GIVEN REQUEST:
The listing below is to be output in its exact form.
============================================================
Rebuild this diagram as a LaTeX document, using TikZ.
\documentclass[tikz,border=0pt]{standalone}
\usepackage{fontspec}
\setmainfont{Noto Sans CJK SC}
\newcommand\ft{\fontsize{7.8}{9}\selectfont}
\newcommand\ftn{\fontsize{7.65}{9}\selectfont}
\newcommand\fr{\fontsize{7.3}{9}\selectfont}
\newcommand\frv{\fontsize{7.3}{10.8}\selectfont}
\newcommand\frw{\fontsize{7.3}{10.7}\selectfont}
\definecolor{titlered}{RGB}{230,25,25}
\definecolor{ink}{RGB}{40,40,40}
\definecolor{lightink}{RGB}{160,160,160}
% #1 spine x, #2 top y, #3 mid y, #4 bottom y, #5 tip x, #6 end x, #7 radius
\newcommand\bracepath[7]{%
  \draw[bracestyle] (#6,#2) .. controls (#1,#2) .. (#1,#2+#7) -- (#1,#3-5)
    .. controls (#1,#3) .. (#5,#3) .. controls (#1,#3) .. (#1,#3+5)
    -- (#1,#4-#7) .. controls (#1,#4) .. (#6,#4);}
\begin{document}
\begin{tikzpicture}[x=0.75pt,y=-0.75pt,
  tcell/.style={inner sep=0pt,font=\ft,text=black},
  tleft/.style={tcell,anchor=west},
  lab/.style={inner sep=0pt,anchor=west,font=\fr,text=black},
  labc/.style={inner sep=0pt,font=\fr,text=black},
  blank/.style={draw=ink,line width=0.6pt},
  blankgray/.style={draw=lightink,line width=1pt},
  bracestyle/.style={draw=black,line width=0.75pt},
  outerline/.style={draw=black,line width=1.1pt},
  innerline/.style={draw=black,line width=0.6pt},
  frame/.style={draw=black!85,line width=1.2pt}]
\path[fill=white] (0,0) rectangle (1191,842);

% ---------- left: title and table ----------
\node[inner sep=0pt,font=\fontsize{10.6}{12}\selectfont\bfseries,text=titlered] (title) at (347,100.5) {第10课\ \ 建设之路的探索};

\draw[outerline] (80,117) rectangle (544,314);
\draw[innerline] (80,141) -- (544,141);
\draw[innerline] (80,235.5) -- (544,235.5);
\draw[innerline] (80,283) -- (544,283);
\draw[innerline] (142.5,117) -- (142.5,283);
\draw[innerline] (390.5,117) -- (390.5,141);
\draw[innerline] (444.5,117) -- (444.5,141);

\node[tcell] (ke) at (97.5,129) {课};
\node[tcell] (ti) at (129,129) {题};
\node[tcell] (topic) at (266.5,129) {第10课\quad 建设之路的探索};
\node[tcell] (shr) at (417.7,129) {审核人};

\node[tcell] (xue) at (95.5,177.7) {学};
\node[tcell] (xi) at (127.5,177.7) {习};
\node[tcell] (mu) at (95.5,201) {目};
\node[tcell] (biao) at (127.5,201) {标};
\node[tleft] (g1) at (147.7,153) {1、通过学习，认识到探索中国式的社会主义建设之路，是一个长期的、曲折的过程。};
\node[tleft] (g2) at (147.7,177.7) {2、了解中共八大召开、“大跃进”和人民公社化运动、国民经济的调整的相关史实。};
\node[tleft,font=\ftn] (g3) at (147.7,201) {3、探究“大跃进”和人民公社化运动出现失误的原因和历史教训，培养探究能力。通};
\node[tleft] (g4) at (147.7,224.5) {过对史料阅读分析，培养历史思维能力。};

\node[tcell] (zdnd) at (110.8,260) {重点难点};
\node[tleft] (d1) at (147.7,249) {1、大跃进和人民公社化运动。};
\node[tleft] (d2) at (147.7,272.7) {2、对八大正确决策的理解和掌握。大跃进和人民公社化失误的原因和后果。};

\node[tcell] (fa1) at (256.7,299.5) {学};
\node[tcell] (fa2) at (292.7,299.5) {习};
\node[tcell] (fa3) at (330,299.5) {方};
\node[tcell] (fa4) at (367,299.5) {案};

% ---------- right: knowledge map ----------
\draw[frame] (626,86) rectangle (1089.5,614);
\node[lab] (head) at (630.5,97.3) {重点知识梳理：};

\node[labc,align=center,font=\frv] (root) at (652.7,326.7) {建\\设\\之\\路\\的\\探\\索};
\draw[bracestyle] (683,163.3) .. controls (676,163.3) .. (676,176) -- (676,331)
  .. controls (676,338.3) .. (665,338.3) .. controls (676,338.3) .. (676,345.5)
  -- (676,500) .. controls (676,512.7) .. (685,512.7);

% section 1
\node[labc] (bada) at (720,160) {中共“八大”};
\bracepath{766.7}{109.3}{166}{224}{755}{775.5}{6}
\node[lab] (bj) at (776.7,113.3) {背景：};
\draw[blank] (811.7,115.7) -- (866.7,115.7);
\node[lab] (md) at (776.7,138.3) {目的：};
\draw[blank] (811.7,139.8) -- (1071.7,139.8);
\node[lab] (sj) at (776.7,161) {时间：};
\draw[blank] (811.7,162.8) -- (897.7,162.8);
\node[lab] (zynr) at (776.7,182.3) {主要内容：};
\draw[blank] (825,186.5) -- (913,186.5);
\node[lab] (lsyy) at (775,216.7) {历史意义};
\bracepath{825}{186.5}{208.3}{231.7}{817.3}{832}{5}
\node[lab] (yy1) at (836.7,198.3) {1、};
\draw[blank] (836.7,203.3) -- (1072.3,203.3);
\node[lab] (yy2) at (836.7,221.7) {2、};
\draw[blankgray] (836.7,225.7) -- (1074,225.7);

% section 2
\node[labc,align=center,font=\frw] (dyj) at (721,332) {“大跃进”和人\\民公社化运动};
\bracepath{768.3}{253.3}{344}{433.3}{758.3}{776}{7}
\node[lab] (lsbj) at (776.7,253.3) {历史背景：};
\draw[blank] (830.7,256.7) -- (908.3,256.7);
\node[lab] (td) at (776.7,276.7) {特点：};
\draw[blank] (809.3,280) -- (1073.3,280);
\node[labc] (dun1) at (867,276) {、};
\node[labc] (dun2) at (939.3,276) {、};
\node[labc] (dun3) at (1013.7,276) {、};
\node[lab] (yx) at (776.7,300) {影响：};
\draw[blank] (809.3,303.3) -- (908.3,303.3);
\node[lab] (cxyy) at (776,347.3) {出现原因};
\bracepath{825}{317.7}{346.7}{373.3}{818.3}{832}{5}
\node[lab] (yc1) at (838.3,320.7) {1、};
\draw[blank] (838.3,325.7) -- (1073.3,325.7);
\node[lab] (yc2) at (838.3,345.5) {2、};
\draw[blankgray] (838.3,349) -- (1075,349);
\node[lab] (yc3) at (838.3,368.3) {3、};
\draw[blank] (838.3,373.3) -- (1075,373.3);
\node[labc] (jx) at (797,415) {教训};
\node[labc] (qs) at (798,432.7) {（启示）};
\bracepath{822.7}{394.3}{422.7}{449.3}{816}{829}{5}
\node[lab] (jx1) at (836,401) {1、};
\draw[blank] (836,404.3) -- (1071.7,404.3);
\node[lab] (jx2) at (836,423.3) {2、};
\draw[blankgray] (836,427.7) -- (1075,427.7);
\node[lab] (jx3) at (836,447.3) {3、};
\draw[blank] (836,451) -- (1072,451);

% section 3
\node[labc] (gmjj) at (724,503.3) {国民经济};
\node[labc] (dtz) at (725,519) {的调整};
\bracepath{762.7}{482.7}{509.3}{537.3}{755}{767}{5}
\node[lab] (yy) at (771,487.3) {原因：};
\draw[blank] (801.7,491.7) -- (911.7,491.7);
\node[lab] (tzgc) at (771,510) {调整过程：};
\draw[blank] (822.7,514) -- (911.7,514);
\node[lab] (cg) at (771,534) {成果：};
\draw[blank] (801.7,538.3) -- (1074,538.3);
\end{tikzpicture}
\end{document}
============================================================
REPLY TO THE EXERCISE:
Rebuild this diagram as a LaTeX document, using TikZ.
\documentclass[tikz,border=0pt]{standalone}
\usepackage{fontspec}
\setmainfont{Noto Sans CJK SC}
\newcommand\ft{\fontsize{7.8}{9}\selectfont}
\newcommand\ftn{\fontsize{7.65}{9}\selectfont}
\newcommand\fr{\fontsize{7.3}{9}\selectfont}
\newcommand\frv{\fontsize{7.3}{10.8}\selectfont}
\newcommand\frw{\fontsize{7.3}{10.7}\selectfont}
\definecolor{titlered}{RGB}{230,25,25}
\definecolor{ink}{RGB}{40,40,40}
\definecolor{lightink}{RGB}{160,160,160}
% #1 spine x, #2 top y, #3 mid y, #4 bottom y, #5 tip x, #6 end x, #7 radius
\newcommand\bracepath[7]{%
  \draw[bracestyle] (#6,#2) .. controls (#1,#2) .. (#1,#2+#7) -- (#1,#3-5)
    .. controls (#1,#3) .. (#5,#3) .. controls (#1,#3) .. (#1,#3+5)
    -- (#1,#4-#7) .. controls (#1,#4) .. (#6,#4);}
\begin{document}
\begin{tikzpicture}[x=0.75pt,y=-0.75pt,
  tcell/.style={inner sep=0pt,font=\ft,text=black},
  tleft/.style={tcell,anchor=west},
  lab/.style={inner sep=0pt,anchor=west,font=\fr,text=black},
  labc/.style={inner sep=0pt,font=\fr,text=black},
  blank/.style={draw=ink,line width=0.6pt},
  blankgray/.style={draw=lightink,line width=1pt},
  bracestyle/.style={draw=black,line width=0.75pt},
  outerline/.style={draw=black,line width=1.1pt},
  innerline/.style={draw=black,line width=0.6pt},
  frame/.style={draw=black!85,line width=1.2pt}]
\path[fill=white] (0,0) rectangle (1191,842);

% ---------- left: title and table ----------
\node[inner sep=0pt,font=\fontsize{10.6}{12}\selectfont\bfseries,text=titlered] (title) at (347,100.5) {第10课\ \ 建设之路的探索};

\draw[outerline] (80,117) rectangle (544,314);
\draw[innerline] (80,141) -- (544,141);
\draw[innerline] (80,235.5) -- (544,235.5);
\draw[innerline] (80,283) -- (544,283);
\draw[innerline] (142.5,117) -- (142.5,283);
\draw[innerline] (390.5,117) -- (390.5,141);
\draw[innerline] (444.5,117) -- (444.5,141);

\node[tcell] (ke) at (97.5,129) {课};
\node[tcell] (ti) at (129,129) {题};
\node[tcell] (topic) at (266.5,129) {第10课\quad 建设之路的探索};
\node[tcell] (shr) at (417.7,129) {审核人};

\node[tcell] (xue) at (95.5,177.7) {学};
\node[tcell] (xi) at (127.5,177.7) {习};
\node[tcell] (mu) at (95.5,201) {目};
\node[tcell] (biao) at (127.5,201) {标};
\node[tleft] (g1) at (147.7,153) {1、通过学习，认识到探索中国式的社会主义建设之路，是一个长期的、曲折的过程。};
\node[tleft] (g2) at (147.7,177.7) {2、了解中共八大召开、“大跃进”和人民公社化运动、国民经济的调整的相关史实。};
\node[tleft,font=\ftn] (g3) at (147.7,201) {3、探究“大跃进”和人民公社化运动出现失误的原因和历史教训，培养探究能力。通};
\node[tleft] (g4) at (147.7,224.5) {过对史料阅读分析，培养历史思维能力。};

\node[tcell] (zdnd) at (110.8,260) {重点难点};
\node[tleft] (d1) at (147.7,249) {1、大跃进和人民公社化运动。};
\node[tleft] (d2) at (147.7,272.7) {2、对八大正确决策的理解和掌握。大跃进和人民公社化失误的原因和后果。};

\node[tcell] (fa1) at (256.7,299.5) {学};
\node[tcell] (fa2) at (292.7,299.5) {习};
\node[tcell] (fa3) at (330,299.5) {方};
\node[tcell] (fa4) at (367,299.5) {案};

% ---------- right: knowledge map ----------
\draw[frame] (626,86) rectangle (1089.5,614);
\node[lab] (head) at (630.5,97.3) {重点知识梳理：};

\node[labc,align=center,font=\frv] (root) at (652.7,326.7) {建\\设\\之\\路\\的\\探\\索};
\draw[bracestyle] (683,163.3) .. controls (676,163.3) .. (676,176) -- (676,331)
  .. controls (676,338.3) .. (665,338.3) .. controls (676,338.3) .. (676,345.5)
  -- (676,500) .. controls (676,512.7) .. (685,512.7);

% section 1
\node[labc] (bada) at (720,160) {中共“八大”};
\bracepath{766.7}{109.3}{166}{224}{755}{775.5}{6}
\node[lab] (bj) at (776.7,113.3) {背景：};
\draw[blank] (811.7,115.7) -- (866.7,115.7);
\node[lab] (md) at (776.7,138.3) {目的：};
\draw[blank] (811.7,139.8) -- (1071.7,139.8);
\node[lab] (sj) at (776.7,161) {时间：};
\draw[blank] (811.7,162.8) -- (897.7,162.8);
\node[lab] (zynr) at (776.7,182.3) {主要内容：};
\draw[blank] (825,186.5) -- (913,186.5);
\node[lab] (lsyy) at (775,216.7) {历史意义};
\bracepath{825}{186.5}{208.3}{231.7}{817.3}{832}{5}
\node[lab] (yy1) at (836.7,198.3) {1、};
\draw[blank] (836.7,203.3) -- (1072.3,203.3);
\node[lab] (yy2) at (836.7,221.7) {2、};
\draw[blankgray] (836.7,225.7) -- (1074,225.7);

% section 2
\node[labc,align=center,font=\frw] (dyj) at (721,332) {“大跃进”和人\\民公社化运动};
\bracepath{768.3}{253.3}{344}{433.3}{758.3}{776}{7}
\node[lab] (lsbj) at (776.7,253.3) {历史背景：};
\draw[blank] (830.7,256.7) -- (908.3,256.7);
\node[lab] (td) at (776.7,276.7) {特点：};
\draw[blank] (809.3,280) -- (1073.3,280);
\node[labc] (dun1) at (867,276) {、};
\node[labc] (dun2) at (939.3,276) {、};
\node[labc] (dun3) at (1013.7,276) {、};
\node[lab] (yx) at (776.7,300) {影响：};
\draw[blank] (809.3,303.3) -- (908.3,303.3);
\node[lab] (cxyy) at (776,347.3) {出现原因};
\bracepath{825}{317.7}{346.7}{373.3}{818.3}{832}{5}
\node[lab] (yc1) at (838.3,320.7) {1、};
\draw[blank] (838.3,325.7) -- (1073.3,325.7);
\node[lab] (yc2) at (838.3,345.5) {2、};
\draw[blankgray] (838.3,349) -- (1075,349);
\node[lab] (yc3) at (838.3,368.3) {3、};
\draw[blank] (838.3,373.3) -- (1075,373.3);
\node[labc] (jx) at (797,415) {教训};
\node[labc] (qs) at (798,432.7) {（启示）};
\bracepath{822.7}{394.3}{422.7}{449.3}{816}{829}{5}
\node[lab] (jx1) at (836,401) {1、};
\draw[blank] (836,404.3) -- (1071.7,404.3);
\node[lab] (jx2) at (836,423.3) {2、};
\draw[blankgray] (836,427.7) -- (1075,427.7);
\node[lab] (jx3) at (836,447.3) {3、};
\draw[blank] (836,451) -- (1072,451);

% section 3
\node[labc] (gmjj) at (724,503.3) {国民经济};
\node[labc] (dtz) at (725,519) {的调整};
\bracepath{762.7}{482.7}{509.3}{537.3}{755}{767}{5}
\node[lab] (yy) at (771,487.3) {原因：};
\draw[blank] (801.7,491.7) -- (911.7,491.7);
\node[lab] (tzgc) at (771,510) {调整过程：};
\draw[blank] (822.7,514) -- (911.7,514);
\node[lab] (cg) at (771,534) {成果：};
\draw[blank] (801.7,538.3) -- (1074,538.3);
\end{tikzpicture}
\end{document}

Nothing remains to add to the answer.